§ **WHAT YOU NEED TO DO**
Return the lines that follow, exactly as they appear, from the first through the one containing "(0,0) rectangle (1110,1262);"; no pictures are to be included.
-- BEGIN MATERIAL --
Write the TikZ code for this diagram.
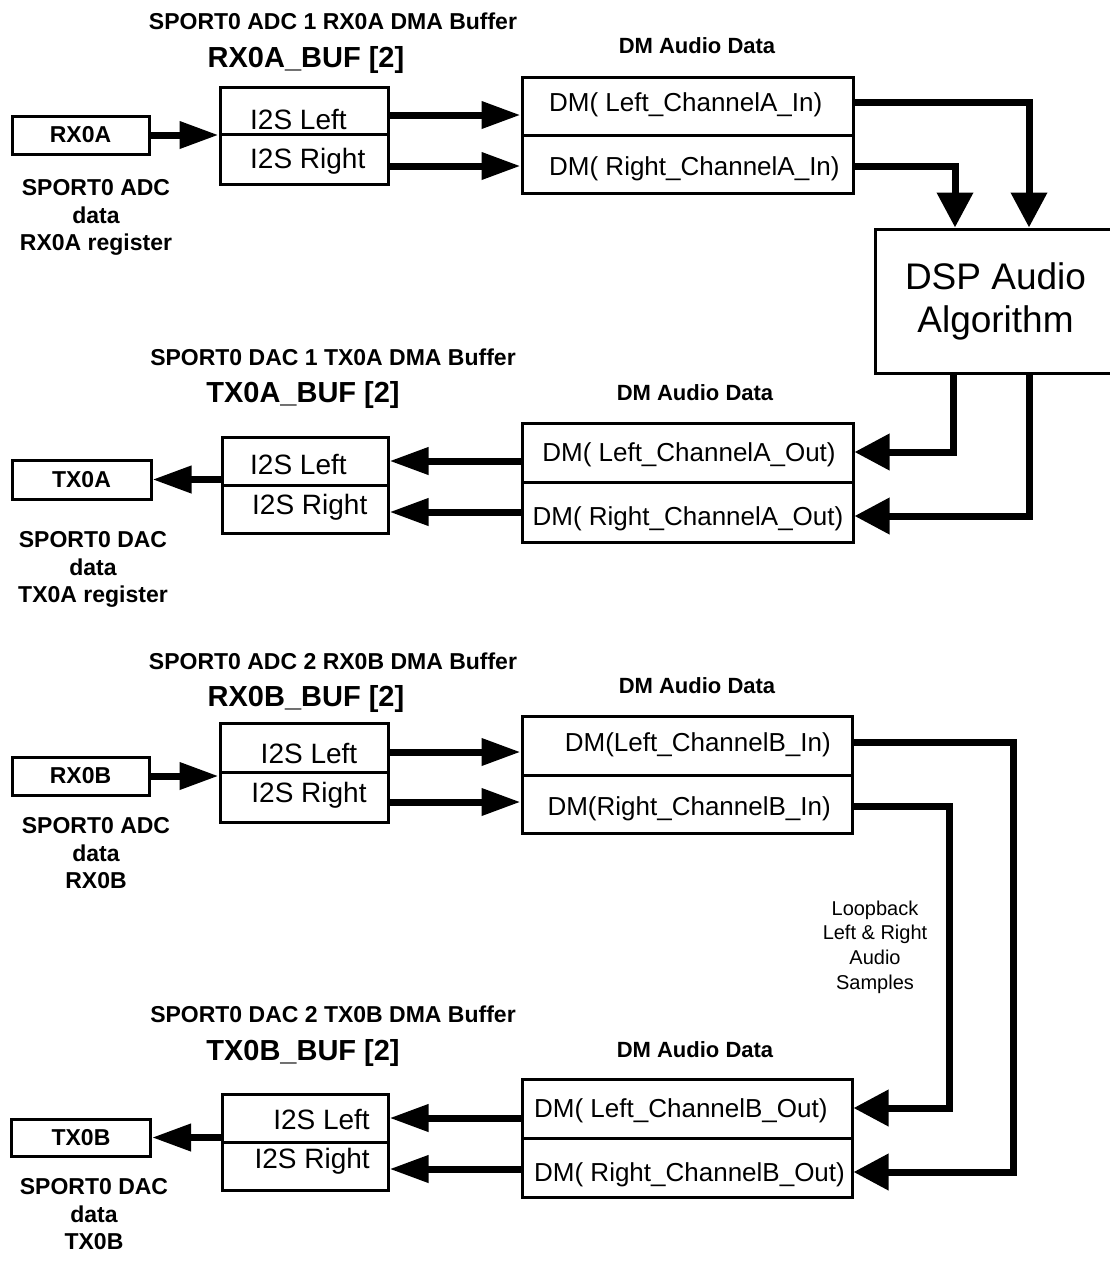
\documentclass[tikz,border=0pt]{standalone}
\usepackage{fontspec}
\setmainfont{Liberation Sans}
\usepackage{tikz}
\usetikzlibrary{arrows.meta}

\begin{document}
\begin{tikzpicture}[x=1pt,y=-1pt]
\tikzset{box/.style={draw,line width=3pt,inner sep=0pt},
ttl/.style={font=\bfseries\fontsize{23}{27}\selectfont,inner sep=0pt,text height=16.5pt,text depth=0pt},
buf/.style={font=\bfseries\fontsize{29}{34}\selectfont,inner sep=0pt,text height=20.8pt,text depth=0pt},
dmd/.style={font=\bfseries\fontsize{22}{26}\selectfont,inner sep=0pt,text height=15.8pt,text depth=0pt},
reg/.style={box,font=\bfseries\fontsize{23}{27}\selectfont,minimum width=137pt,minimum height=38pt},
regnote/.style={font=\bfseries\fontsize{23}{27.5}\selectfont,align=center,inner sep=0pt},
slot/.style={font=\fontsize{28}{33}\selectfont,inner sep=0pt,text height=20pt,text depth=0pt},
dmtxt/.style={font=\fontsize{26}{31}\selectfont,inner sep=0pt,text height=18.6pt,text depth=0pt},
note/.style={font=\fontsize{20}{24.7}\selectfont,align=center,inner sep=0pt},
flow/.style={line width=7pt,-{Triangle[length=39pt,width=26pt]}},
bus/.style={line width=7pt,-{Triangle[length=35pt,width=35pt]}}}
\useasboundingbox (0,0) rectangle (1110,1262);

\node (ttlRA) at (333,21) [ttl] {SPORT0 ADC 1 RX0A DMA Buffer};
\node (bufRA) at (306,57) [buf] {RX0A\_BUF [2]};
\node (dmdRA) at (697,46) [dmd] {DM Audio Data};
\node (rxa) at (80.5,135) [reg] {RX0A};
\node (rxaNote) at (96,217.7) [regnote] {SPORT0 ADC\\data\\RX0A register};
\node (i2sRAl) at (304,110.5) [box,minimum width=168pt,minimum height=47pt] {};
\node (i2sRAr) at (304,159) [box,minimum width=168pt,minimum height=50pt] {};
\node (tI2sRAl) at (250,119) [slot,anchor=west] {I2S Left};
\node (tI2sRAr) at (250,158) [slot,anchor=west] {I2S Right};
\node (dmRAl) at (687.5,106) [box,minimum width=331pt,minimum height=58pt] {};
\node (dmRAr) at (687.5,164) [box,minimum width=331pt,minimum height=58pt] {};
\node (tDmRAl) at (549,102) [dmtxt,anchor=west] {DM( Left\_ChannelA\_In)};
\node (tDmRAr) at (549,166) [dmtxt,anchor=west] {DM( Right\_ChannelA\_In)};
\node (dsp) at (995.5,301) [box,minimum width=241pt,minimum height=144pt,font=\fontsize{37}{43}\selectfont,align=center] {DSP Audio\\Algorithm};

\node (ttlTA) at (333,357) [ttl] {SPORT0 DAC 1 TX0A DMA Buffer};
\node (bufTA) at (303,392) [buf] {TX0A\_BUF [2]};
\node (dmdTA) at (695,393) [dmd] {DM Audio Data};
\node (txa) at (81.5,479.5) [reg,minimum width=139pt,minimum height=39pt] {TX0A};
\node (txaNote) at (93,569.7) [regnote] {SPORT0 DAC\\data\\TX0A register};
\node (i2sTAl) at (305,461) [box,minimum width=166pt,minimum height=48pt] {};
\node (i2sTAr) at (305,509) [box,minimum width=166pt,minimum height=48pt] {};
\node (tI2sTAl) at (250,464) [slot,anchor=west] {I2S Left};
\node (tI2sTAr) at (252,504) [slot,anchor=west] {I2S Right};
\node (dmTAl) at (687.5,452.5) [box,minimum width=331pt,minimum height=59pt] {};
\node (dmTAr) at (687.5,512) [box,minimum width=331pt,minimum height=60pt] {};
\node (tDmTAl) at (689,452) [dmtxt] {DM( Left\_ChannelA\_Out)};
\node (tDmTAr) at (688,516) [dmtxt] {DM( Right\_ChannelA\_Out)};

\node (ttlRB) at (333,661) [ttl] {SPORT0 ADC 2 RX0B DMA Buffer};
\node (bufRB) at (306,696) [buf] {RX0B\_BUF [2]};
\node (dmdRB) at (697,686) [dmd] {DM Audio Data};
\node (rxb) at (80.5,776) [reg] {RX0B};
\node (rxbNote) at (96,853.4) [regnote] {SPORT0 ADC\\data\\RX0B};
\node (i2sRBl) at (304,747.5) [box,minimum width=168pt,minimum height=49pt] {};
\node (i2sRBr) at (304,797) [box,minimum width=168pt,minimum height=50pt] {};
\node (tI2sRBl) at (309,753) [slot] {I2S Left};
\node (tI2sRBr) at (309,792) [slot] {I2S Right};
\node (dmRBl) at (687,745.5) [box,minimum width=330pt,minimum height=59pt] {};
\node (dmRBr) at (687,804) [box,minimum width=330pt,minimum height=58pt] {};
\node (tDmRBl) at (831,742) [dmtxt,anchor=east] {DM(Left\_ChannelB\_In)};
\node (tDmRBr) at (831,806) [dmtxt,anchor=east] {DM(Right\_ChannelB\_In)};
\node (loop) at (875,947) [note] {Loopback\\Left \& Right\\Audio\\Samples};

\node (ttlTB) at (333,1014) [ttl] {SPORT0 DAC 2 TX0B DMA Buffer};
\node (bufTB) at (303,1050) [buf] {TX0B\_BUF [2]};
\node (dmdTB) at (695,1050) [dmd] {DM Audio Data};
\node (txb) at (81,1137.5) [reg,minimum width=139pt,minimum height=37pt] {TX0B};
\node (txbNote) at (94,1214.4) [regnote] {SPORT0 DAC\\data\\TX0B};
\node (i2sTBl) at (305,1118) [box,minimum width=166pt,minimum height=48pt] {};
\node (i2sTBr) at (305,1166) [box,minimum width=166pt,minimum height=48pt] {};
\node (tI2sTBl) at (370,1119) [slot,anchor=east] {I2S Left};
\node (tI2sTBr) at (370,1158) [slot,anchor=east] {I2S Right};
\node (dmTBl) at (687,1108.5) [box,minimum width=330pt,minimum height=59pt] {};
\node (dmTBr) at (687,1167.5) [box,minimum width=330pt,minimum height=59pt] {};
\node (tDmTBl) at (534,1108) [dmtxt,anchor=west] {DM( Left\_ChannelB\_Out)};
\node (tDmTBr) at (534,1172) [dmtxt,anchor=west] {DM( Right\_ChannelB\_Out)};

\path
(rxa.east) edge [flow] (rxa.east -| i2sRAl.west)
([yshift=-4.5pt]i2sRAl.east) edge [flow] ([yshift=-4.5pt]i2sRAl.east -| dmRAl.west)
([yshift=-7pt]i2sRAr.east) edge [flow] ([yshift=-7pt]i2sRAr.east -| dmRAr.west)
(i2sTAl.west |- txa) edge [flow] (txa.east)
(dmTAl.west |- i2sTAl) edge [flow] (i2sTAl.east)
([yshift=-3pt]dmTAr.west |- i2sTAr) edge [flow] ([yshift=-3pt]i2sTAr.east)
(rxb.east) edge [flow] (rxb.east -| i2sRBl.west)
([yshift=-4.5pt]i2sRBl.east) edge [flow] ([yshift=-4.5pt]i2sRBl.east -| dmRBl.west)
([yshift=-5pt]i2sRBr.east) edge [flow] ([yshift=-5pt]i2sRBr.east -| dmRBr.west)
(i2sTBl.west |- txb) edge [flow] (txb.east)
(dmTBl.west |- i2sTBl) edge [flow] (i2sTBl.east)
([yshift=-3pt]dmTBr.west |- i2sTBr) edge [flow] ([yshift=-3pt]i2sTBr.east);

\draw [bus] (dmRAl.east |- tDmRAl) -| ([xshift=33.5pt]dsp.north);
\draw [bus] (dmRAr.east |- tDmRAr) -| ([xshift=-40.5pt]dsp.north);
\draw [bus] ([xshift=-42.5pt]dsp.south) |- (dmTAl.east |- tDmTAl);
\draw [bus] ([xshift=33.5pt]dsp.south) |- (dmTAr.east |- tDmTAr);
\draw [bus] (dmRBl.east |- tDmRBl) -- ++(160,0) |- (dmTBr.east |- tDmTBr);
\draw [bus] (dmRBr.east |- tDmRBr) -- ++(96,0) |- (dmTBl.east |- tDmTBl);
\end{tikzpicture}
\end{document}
-- END MATERIAL --
§ **WRITTEN REPLY**
Write the TikZ code for this diagram.
\documentclass[tikz,border=0pt]{standalone}
\usepackage{fontspec}
\setmainfont{Liberation Sans}
\usepackage{tikz}
\usetikzlibrary{arrows.meta}

\begin{document}
\begin{tikzpicture}[x=1pt,y=-1pt]
\tikzset{box/.style={draw,line width=3pt,inner sep=0pt},
ttl/.style={font=\bfseries\fontsize{23}{27}\selectfont,inner sep=0pt,text height=16.5pt,text depth=0pt},
buf/.style={font=\bfseries\fontsize{29}{34}\selectfont,inner sep=0pt,text height=20.8pt,text depth=0pt},
dmd/.style={font=\bfseries\fontsize{22}{26}\selectfont,inner sep=0pt,text height=15.8pt,text depth=0pt},
reg/.style={box,font=\bfseries\fontsize{23}{27}\selectfont,minimum width=137pt,minimum height=38pt},
regnote/.style={font=\bfseries\fontsize{23}{27.5}\selectfont,align=center,inner sep=0pt},
slot/.style={font=\fontsize{28}{33}\selectfont,inner sep=0pt,text height=20pt,text depth=0pt},
dmtxt/.style={font=\fontsize{26}{31}\selectfont,inner sep=0pt,text height=18.6pt,text depth=0pt},
note/.style={font=\fontsize{20}{24.7}\selectfont,align=center,inner sep=0pt},
flow/.style={line width=7pt,-{Triangle[length=39pt,width=26pt]}},
bus/.style={line width=7pt,-{Triangle[length=35pt,width=35pt]}}}
\useasboundingbox (0,0) rectangle (1110,1262);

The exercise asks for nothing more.